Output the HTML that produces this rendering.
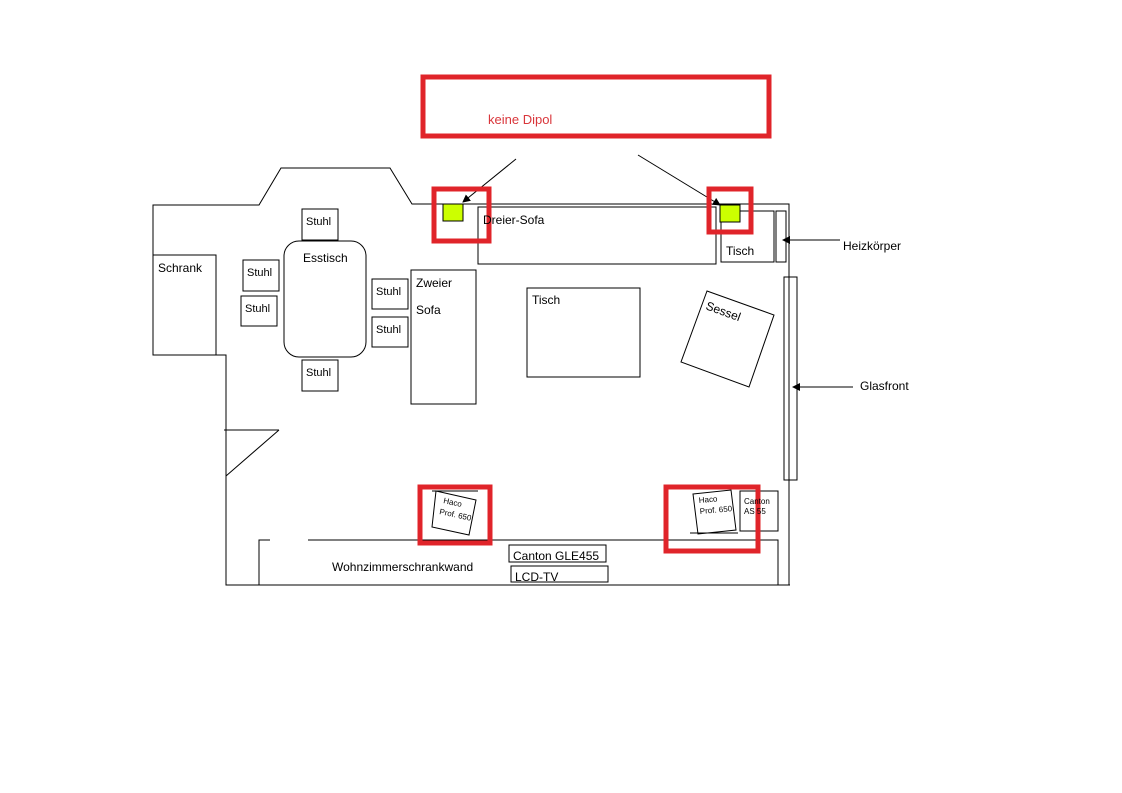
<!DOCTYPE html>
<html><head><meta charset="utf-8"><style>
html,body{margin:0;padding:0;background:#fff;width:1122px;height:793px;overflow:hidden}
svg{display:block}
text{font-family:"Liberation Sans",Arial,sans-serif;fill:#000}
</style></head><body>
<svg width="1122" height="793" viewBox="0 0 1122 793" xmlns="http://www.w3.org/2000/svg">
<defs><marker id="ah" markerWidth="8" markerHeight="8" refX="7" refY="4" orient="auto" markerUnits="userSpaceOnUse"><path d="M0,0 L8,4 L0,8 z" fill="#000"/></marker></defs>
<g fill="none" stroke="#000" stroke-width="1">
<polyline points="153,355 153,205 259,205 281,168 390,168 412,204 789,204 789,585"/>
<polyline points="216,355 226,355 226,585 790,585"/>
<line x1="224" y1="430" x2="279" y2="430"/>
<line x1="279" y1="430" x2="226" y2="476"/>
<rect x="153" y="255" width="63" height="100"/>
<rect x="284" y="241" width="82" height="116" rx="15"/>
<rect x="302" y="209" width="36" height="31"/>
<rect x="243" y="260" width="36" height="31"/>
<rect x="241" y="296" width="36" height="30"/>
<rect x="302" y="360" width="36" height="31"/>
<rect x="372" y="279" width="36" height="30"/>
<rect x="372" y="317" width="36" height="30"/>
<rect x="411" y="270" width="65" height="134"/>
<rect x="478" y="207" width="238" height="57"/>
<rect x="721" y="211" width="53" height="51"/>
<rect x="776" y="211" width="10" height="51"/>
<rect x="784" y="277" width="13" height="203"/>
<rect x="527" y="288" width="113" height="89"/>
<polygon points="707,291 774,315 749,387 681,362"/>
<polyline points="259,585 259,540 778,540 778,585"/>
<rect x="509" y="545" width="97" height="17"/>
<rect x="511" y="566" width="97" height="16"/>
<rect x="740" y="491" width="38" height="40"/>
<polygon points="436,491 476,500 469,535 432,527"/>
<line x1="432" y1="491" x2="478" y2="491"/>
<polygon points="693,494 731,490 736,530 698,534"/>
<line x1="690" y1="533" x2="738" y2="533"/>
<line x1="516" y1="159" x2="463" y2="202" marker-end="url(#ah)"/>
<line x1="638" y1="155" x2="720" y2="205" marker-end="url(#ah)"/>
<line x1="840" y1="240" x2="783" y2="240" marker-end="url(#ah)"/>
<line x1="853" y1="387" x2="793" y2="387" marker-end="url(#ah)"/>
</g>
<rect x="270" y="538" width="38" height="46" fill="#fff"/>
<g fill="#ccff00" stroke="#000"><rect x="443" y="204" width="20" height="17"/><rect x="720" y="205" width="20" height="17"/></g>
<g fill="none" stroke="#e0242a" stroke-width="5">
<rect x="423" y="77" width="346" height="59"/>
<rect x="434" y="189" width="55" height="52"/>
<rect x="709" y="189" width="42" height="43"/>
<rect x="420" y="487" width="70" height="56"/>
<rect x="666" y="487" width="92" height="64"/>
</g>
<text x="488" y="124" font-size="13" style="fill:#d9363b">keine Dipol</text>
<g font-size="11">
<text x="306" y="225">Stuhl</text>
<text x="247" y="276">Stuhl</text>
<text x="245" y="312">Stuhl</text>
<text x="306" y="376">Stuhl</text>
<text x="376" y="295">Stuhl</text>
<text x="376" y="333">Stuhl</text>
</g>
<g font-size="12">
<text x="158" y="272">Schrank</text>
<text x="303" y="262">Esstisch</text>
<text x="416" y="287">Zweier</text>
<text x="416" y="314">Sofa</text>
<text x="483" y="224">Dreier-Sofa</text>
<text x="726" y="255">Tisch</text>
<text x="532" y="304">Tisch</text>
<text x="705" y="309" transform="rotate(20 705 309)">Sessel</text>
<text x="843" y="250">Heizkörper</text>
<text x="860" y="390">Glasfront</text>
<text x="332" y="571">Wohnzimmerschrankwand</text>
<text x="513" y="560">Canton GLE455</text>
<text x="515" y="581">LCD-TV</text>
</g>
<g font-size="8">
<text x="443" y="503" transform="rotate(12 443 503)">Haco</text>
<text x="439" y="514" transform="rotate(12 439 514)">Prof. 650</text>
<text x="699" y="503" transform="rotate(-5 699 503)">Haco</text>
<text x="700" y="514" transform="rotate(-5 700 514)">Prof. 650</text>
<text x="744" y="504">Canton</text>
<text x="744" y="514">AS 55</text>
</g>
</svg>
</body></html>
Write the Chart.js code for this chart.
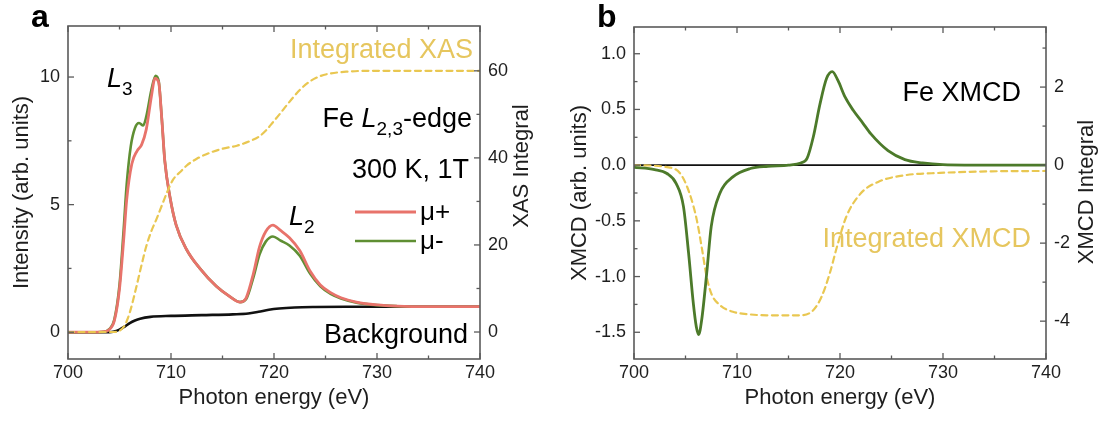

::::::

Each line above that includes "this" should be shown.

Result below:
Output the HTML that produces this rendering.
Write the Chart.js code for this chart.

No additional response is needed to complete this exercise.